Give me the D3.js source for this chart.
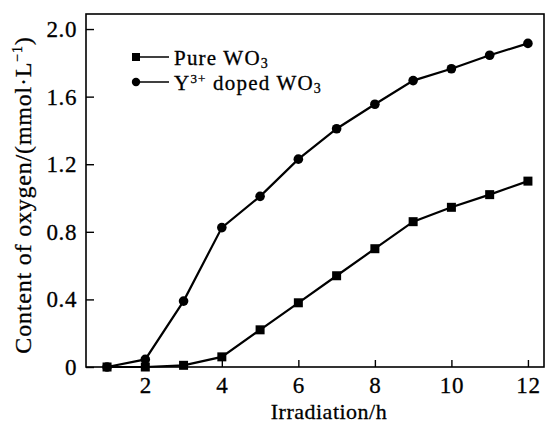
<!DOCTYPE html>
<html>
<head>
<meta charset="utf-8">
<script src="https://cdn.jsdelivr.net/npm/d3@7"></script>
<style>
  body { margin: 0; background: #fff; }
  svg { display: block; }
  text { font-family: "Liberation Serif", "Times New Roman", serif; fill: #000; stroke: #000; stroke-width: 0.3px; }
</style>
</head>
<body>
<svg width="546" height="423"></svg>
<script>
// irradiation time (h)
const hours = [1, 2, 3, 4, 5, 6, 7, 8, 9, 10, 11, 12];
// oxygen content, mmol/L
const pureWO3 = [0, 0, 0.01, 0.06, 0.22, 0.38, 0.54, 0.70, 0.86, 0.945, 1.02, 1.10];
const dopedWO3 = [0, 0.045, 0.39, 0.825, 1.01, 1.23, 1.41, 1.555, 1.695, 1.765, 1.845, 1.915];

const xTicks = [2, 4, 6, 8, 10, 12];
const yTicks = [0, 0.4, 0.8, 1.2, 1.6, 2.0];

const svg = d3.select("svg");

// plot box
const boxLeft = 86, boxRight = 544, boxTop = 14, boxBottom = 367;

const x = d3.scaleLinear().domain([0.45, 12.42]).range([boxLeft, boxRight]);
const y = d3.scaleLinear().domain([0, 2.089]).range([boxBottom, boxTop]);

// frame
svg.append("rect")
  .attr("x", boxLeft).attr("y", boxTop)
  .attr("width", boxRight - boxLeft).attr("height", boxBottom - boxTop)
  .attr("fill", "none").attr("stroke", "#000").attr("stroke-width", 1.6);

// axes, ticks pointing into the plot
const xAxis = svg.append("g")
  .attr("transform", `translate(0,${boxBottom})`)
  .call(d3.axisBottom(x).tickValues(xTicks).tickSizeInner(-7).tickSizeOuter(0).tickPadding(10).tickFormat(d3.format("d")));

const yAxis = svg.append("g")
  .attr("transform", `translate(${boxLeft},0)`)
  .call(d3.axisLeft(y).tickValues(yTicks).tickSizeInner(-8).tickSizeOuter(0).tickPadding(9)
    .tickFormat(d => d === 0 ? "0" : d3.format(".1f")(d)));

[xAxis, yAxis].forEach(g => {
  g.select(".domain").remove();
  g.selectAll("line").attr("stroke", "#000").attr("stroke-width", 1.4);
  g.selectAll("text")
    .attr("font-size", 23)
    .attr("font-family", "Liberation Serif")
    .attr("letter-spacing", 0.6);
});
xAxis.selectAll("text").attr("dy", "0.68em");

// lines and markers
const line = d3.line().x(d => x(d[0])).y(d => y(d[1]));
const pureData = hours.map((h, i) => [h, pureWO3[i]]);
const dopedData = hours.map((h, i) => [h, dopedWO3[i]]);

[pureData, dopedData].forEach(data => {
  svg.append("path")
    .datum(data)
    .attr("d", line)
    .attr("fill", "none")
    .attr("stroke", "#000")
    .attr("stroke-width", 2.2);
});

svg.selectAll(".sq").data(pureData).enter()
  .append("rect")
    .attr("x", d => x(d[0]) - 4.5)
    .attr("y", d => y(d[1]) - 4.5)
    .attr("width", 9).attr("height", 9)
    .attr("fill", "#000");

svg.selectAll(".dot").data(dopedData).enter()
  .append("circle")
    .attr("cx", d => x(d[0]))
    .attr("cy", d => y(d[1]))
    .attr("r", 4.8)
    .attr("fill", "#000");

// legend
const legend = svg.append("g");
legend.append("rect").attr("x", 132).attr("y", 53).attr("width", 8).attr("height", 8).attr("fill", "#000");
legend.append("line").attr("x1", 140).attr("x2", 169).attr("y1", 57).attr("y2", 57).attr("stroke", "#000").attr("stroke-width", 1.5);
legend.append("circle").attr("cx", 136).attr("cy", 82).attr("r", 4.2).attr("fill", "#000");
legend.append("line").attr("x1", 140).attr("x2", 169).attr("y1", 82).attr("y2", 82).attr("stroke", "#000").attr("stroke-width", 1.5);

const t1 = legend.append("text").attr("x", 174).attr("y", 65).attr("font-size", 21).attr("letter-spacing", 1.2);
t1.append("tspan").text("Pure WO");
t1.append("tspan").attr("font-size", 14).attr("dy", 3).text("3");

const t2 = legend.append("text").attr("x", 174).attr("y", 90).attr("font-size", 21).attr("letter-spacing", 1.2);
t2.append("tspan").text("Y");
t2.append("tspan").attr("font-size", 13).attr("dy", -7).text("3+");
t2.append("tspan").attr("dy", 7).text(" doped WO");
t2.append("tspan").attr("font-size", 14).attr("dy", 3).text("3");

// axis titles
svg.append("text")
  .attr("x", 329).attr("y", 419)
  .attr("text-anchor", "middle")
  .attr("font-size", 22)
  .attr("letter-spacing", 0.5)
  .text("Irradiation/h");

const yt = svg.append("text")
  .attr("transform", "translate(31,195) rotate(-90)")
  .attr("text-anchor", "middle")
  .attr("font-size", 24)
  .attr("letter-spacing", 0.8);
yt.append("tspan").text("Content of oxygen/(mmol\u00b7L");
yt.append("tspan").attr("font-size", 14).attr("dy", -9).text("\u22121");
yt.append("tspan").attr("dy", 9).text(")");
</script>
</body>
</html>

····················

> **Instructions for the task**:
Restate the listing above word for word, and skip the pictures.

> **Answer in full**:
Give me the D3.js source for this chart.
<!DOCTYPE html>
<html>
<head>
<meta charset="utf-8">
<script src="https://cdn.jsdelivr.net/npm/d3@7"></script>
<style>
  body { margin: 0; background: #fff; }
  svg { display: block; }
  text { font-family: "Liberation Serif", "Times New Roman", serif; fill: #000; stroke: #000; stroke-width: 0.3px; }
</style>
</head>
<body>
<svg width="546" height="423"></svg>
<script>
// irradiation time (h)
const hours = [1, 2, 3, 4, 5, 6, 7, 8, 9, 10, 11, 12];
// oxygen content, mmol/L
const pureWO3 = [0, 0, 0.01, 0.06, 0.22, 0.38, 0.54, 0.70, 0.86, 0.945, 1.02, 1.10];
const dopedWO3 = [0, 0.045, 0.39, 0.825, 1.01, 1.23, 1.41, 1.555, 1.695, 1.765, 1.845, 1.915];

const xTicks = [2, 4, 6, 8, 10, 12];
const yTicks = [0, 0.4, 0.8, 1.2, 1.6, 2.0];

const svg = d3.select("svg");

// plot box
const boxLeft = 86, boxRight = 544, boxTop = 14, boxBottom = 367;

const x = d3.scaleLinear().domain([0.45, 12.42]).range([boxLeft, boxRight]);
const y = d3.scaleLinear().domain([0, 2.089]).range([boxBottom, boxTop]);

// frame
svg.append("rect")
  .attr("x", boxLeft).attr("y", boxTop)
  .attr("width", boxRight - boxLeft).attr("height", boxBottom - boxTop)
  .attr("fill", "none").attr("stroke", "#000").attr("stroke-width", 1.6);

// axes, ticks pointing into the plot
const xAxis = svg.append("g")
  .attr("transform", `translate(0,${boxBottom})`)
  .call(d3.axisBottom(x).tickValues(xTicks).tickSizeInner(-7).tickSizeOuter(0).tickPadding(10).tickFormat(d3.format("d")));

const yAxis = svg.append("g")
  .attr("transform", `translate(${boxLeft},0)`)
  .call(d3.axisLeft(y).tickValues(yTicks).tickSizeInner(-8).tickSizeOuter(0).tickPadding(9)
    .tickFormat(d => d === 0 ? "0" : d3.format(".1f")(d)));

[xAxis, yAxis].forEach(g => {
  g.select(".domain").remove();
  g.selectAll("line").attr("stroke", "#000").attr("stroke-width", 1.4);
  g.selectAll("text")
    .attr("font-size", 23)
    .attr("font-family", "Liberation Serif")
    .attr("letter-spacing", 0.6);
});
xAxis.selectAll("text").attr("dy", "0.68em");

// lines and markers
const line = d3.line().x(d => x(d[0])).y(d => y(d[1]));
const pureData = hours.map((h, i) => [h, pureWO3[i]]);
const dopedData = hours.map((h, i) => [h, dopedWO3[i]]);

[pureData, dopedData].forEach(data => {
  svg.append("path")
    .datum(data)
    .attr("d", line)
    .attr("fill", "none")
    .attr("stroke", "#000")
    .attr("stroke-width", 2.2);
});

svg.selectAll(".sq").data(pureData).enter()
  .append("rect")
    .attr("x", d => x(d[0]) - 4.5)
    .attr("y", d => y(d[1]) - 4.5)
    .attr("width", 9).attr("height", 9)
    .attr("fill", "#000");

svg.selectAll(".dot").data(dopedData).enter()
  .append("circle")
    .attr("cx", d => x(d[0]))
    .attr("cy", d => y(d[1]))
    .attr("r", 4.8)
    .attr("fill", "#000");

// legend
const legend = svg.append("g");
legend.append("rect").attr("x", 132).attr("y", 53).attr("width", 8).attr("height", 8).attr("fill", "#000");
legend.append("line").attr("x1", 140).attr("x2", 169).attr("y1", 57).attr("y2", 57).attr("stroke", "#000").attr("stroke-width", 1.5);
legend.append("circle").attr("cx", 136).attr("cy", 82).attr("r", 4.2).attr("fill", "#000");
legend.append("line").attr("x1", 140).attr("x2", 169).attr("y1", 82).attr("y2", 82).attr("stroke", "#000").attr("stroke-width", 1.5);

const t1 = legend.append("text").attr("x", 174).attr("y", 65).attr("font-size", 21).attr("letter-spacing", 1.2);
t1.append("tspan").text("Pure WO");
t1.append("tspan").attr("font-size", 14).attr("dy", 3).text("3");

const t2 = legend.append("text").attr("x", 174).attr("y", 90).attr("font-size", 21).attr("letter-spacing", 1.2);
t2.append("tspan").text("Y");
t2.append("tspan").attr("font-size", 13).attr("dy", -7).text("3+");
t2.append("tspan").attr("dy", 7).text(" doped WO");
t2.append("tspan").attr("font-size", 14).attr("dy", 3).text("3");

// axis titles
svg.append("text")
  .attr("x", 329).attr("y", 419)
  .attr("text-anchor", "middle")
  .attr("font-size", 22)
  .attr("letter-spacing", 0.5)
  .text("Irradiation/h");

const yt = svg.append("text")
  .attr("transform", "translate(31,195) rotate(-90)")
  .attr("text-anchor", "middle")
  .attr("font-size", 24)
  .attr("letter-spacing", 0.8);
yt.append("tspan").text("Content of oxygen/(mmol\u00b7L");
yt.append("tspan").attr("font-size", 14).attr("dy", -9).text("\u22121");
yt.append("tspan").attr("dy", 9).text(")");
</script>
</body>
</html>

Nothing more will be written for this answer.